What The Commitment Actually Means
Nigel Farage has confirmed that if Reform UK wins a general election, the state pension will continue to rise each year by the highest of inflation, average wage growth, or 2.5%. No sneaky rebranding. No "smoothed" version that quietly gives pensioners less. No hidden means-testing. A direct, clean promise to the generation that built modern Britain.
This matters because every other major party has gone wobbly on the issue. The Treasury has been briefing for years that the triple lock should be "reviewed." The Tories have equivocated. Labour's backbenchers are split. Only Reform UK has been willing to say plainly that the commitment must stand.
Why The Triple Lock Is Non-Negotiable
Britain's state pension is still one of the lowest in the developed world when measured against average earnings. Pensioners are not living in luxury. Many are choosing between heating and eating — a phrase we used to hear during crises, not as a permanent description of old age in Britain. The triple lock is not a bonus. It is the mechanism that stops the state pension eroding further in real terms every single year.

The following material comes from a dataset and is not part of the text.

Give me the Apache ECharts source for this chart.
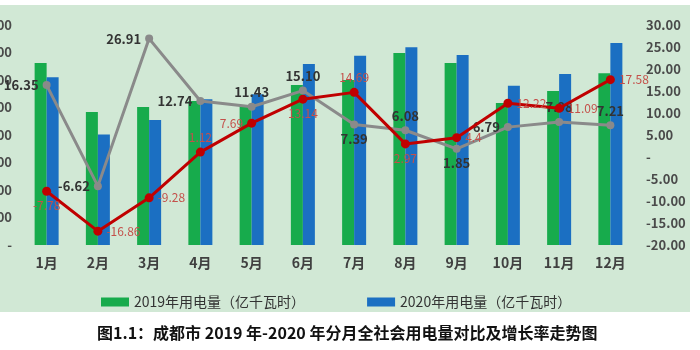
<!DOCTYPE html>
<html>
<head>
<meta charset="utf-8">
<script src="https://cdn.jsdelivr.net/npm/echarts@6/dist/echarts.min.js"></script>
<style>html,body{margin:0;padding:0;background:#fff}#c{width:700px;height:350px}</style>
</head>
<body>
<div id="c"></div>
<script>
const categories = ['1月','2月','3月','4月','5月','6月','7月','8月','9月','10月','11月','12月'];
const use2019 = [66.2, 48.4, 50.2, 52.4, 50.9, 58.2, 60.0, 69.8, 66.2, 51.6, 56.0, 62.5];
const use2020 = [61.0, 40.2, 45.5, 53.0, 54.8, 65.8, 68.8, 71.9, 69.1, 57.9, 62.2, 73.5];
const growth2019 = [16.35, -6.62, 26.91, 12.74, 11.43, 15.10, 7.39, 6.08, 1.85, 6.79, 7.98, 7.21];
const growth2020 = [-7.78, -16.86, -9.28, 1.12, 7.69, 13.14, 14.69, 2.97, 4.4, 12.22, 11.09, 17.58];
const leftTicks = [0, 10, 20, 30, 40, 50, 60, 70, 80];
const rightTicks = [-20, -15, -10, -5, 0, 5, 10, 15, 20, 25, 30];

const greyPos = ['left','left','left','left','top','top','bottom','top','bottom','left','top','top'];
const redPos = ['bottom','right','right','top','left','bottom','top','bottom','right','right','right','right'];

const FONT = '"Noto Sans CJK SC", "Noto Sans", sans-serif';
const chart = echarts.init(document.getElementById('c'));
const fmtAcc = v => v === 0 ? '-' : v.toFixed(2);

chart.setOption({
  animation: false,
  backgroundColor: '#ffffff',
  textStyle: { fontFamily: FONT },
  graphic: [{
    type: 'rect', z: -10, silent: true,
    shape: { x: 0, y: 5, width: 690, height: 307 },
    style: { fill: '#d1e8d5' }
  }],
  title: {
    text: '图1.1：成都市 2019 年-2020 年分月全社会用电量对比及增长率走势图',
    left: 92, top: 320,
    textStyle: { fontSize: 16, fontWeight: 'bold', color: '#111', fontFamily: FONT }
  },
  legend: {
    data: ['2019年用电量（亿千瓦时）', '2020年用电量（亿千瓦时）'],
    left: 96, top: 290,
    itemWidth: 28, itemHeight: 9, itemGap: 62,
    icon: 'rect',
    textStyle: { fontSize: 14, color: '#333', fontFamily: FONT }
  },
  grid: { left: 21, right: 64, top: 25, bottom: 105, containLabel: false, outerBoundsMode: 'none' },
  xAxis: {
    type: 'category', data: categories,
    axisLine: { show: false }, axisTick: { show: false },
    axisLabel: { fontSize: 14, color: '#404040', fontWeight: 'bold', margin: 11, fontFamily: FONT }
  },
  yAxis: [{
    type: 'value', min: leftTicks[0], max: leftTicks[leftTicks.length - 1], interval: 10,
    splitLine: { show: false }, axisLine: { show: false }, axisTick: { show: false },
    axisLabel: { fontSize: 13, color: '#4a4a4a', fontWeight: 'bold', margin: 9, formatter: fmtAcc }
  }, {
    type: 'value', min: rightTicks[0], max: rightTicks[rightTicks.length - 1], interval: 5,
    splitLine: { show: false }, axisLine: { show: false }, axisTick: { show: false },
    axisLabel: { fontSize: 13, color: '#4a4a4a', fontWeight: 'bold', margin: 10, formatter: fmtAcc }
  }],
  series: [{
    name: '2019年用电量（亿千瓦时）', type: 'bar', data: use2019,
    barWidth: 12, barGap: '0%',
    itemStyle: { color: '#17ab4c' }
  }, {
    name: '2020年用电量（亿千瓦时）', type: 'bar', data: use2020,
    barWidth: 12,
    itemStyle: { color: '#1b6fc2' }
  }, {
    name: '2019增长率', type: 'line', yAxisIndex: 1, z: 3,
    data: growth2019.map((v, i) => ({ value: v, label: { position: greyPos[i] } })),
    symbol: 'circle', symbolSize: 8,
    lineStyle: { color: '#8a8a8a', width: 3 },
    itemStyle: { color: '#8a8a8a' },
    label: { show: true, fontSize: 13, color: '#333', fontWeight: 'bold', distance: 4,
      formatter: p => p.value.toFixed(2) }
  }, {
    name: '2020增长率', type: 'line', yAxisIndex: 1, z: 4,
    data: growth2020.map((v, i) => ({ value: v, label: { position: redPos[i] } })),
    symbol: 'circle', symbolSize: 9,
    lineStyle: { color: '#c00000', width: 3 },
    itemStyle: { color: '#c00000' },
    label: { show: true, fontSize: 12, color: '#c4504a', distance: 4,
      formatter: p => String(p.value) }
  }]
});
</script>
</body>
</html>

You paid in. You were promised a return. That promise is a contract, and a country that breaks its contracts with its oldest citizens is not a country you can ever fully trust again. Reform UK understands this. Many in Westminster have forgotten it.
Funded By Cutting The Right Things
The commentariat will ask the same question they always ask: how are you paying for this? The answer is simple, and it is one Reform UK has been making for months. We would cut the welfare bill for working-age claimants who refuse to engage with work, scrap the asylum hotel contracts, reduce the foreign aid budget to a level consistent with the public's actual priorities, and strip out the vast layer of Whitehall consultancy spending that delivers nothing. A government that can find half a billion pounds for two Kent migrant processing sites can find the money for our pensioners.
The choice, as always, is about priorities. Labour's priorities run through Whitehall and the third sector. Our priorities run through the front rooms of people who served this country, raised families, and paid into a system that should repay them.
A Wider Message To Older Britons
This commitment is part of a broader argument Reform UK is making to older voters. You have watched governments break promise after promise — on immigration, on the NHS, on tax, on energy bills. You are entitled to a party that tells you what it will do and then actually does it. The triple lock commitment is a start, not an end. We will also protect winter fuel payments, resist any plans to means-test the state pension by the back door, and push hard to shorten NHS waiting times where pensioners are bearing the worst of the delays.
Reform UK is the only party that treats Britain's pensioners as citizens who earned their place, not as a fiscal problem to be managed. On 16 April 2026, that position is sharper than ever. The triple lock is safe with us. It is not safe with anyone else.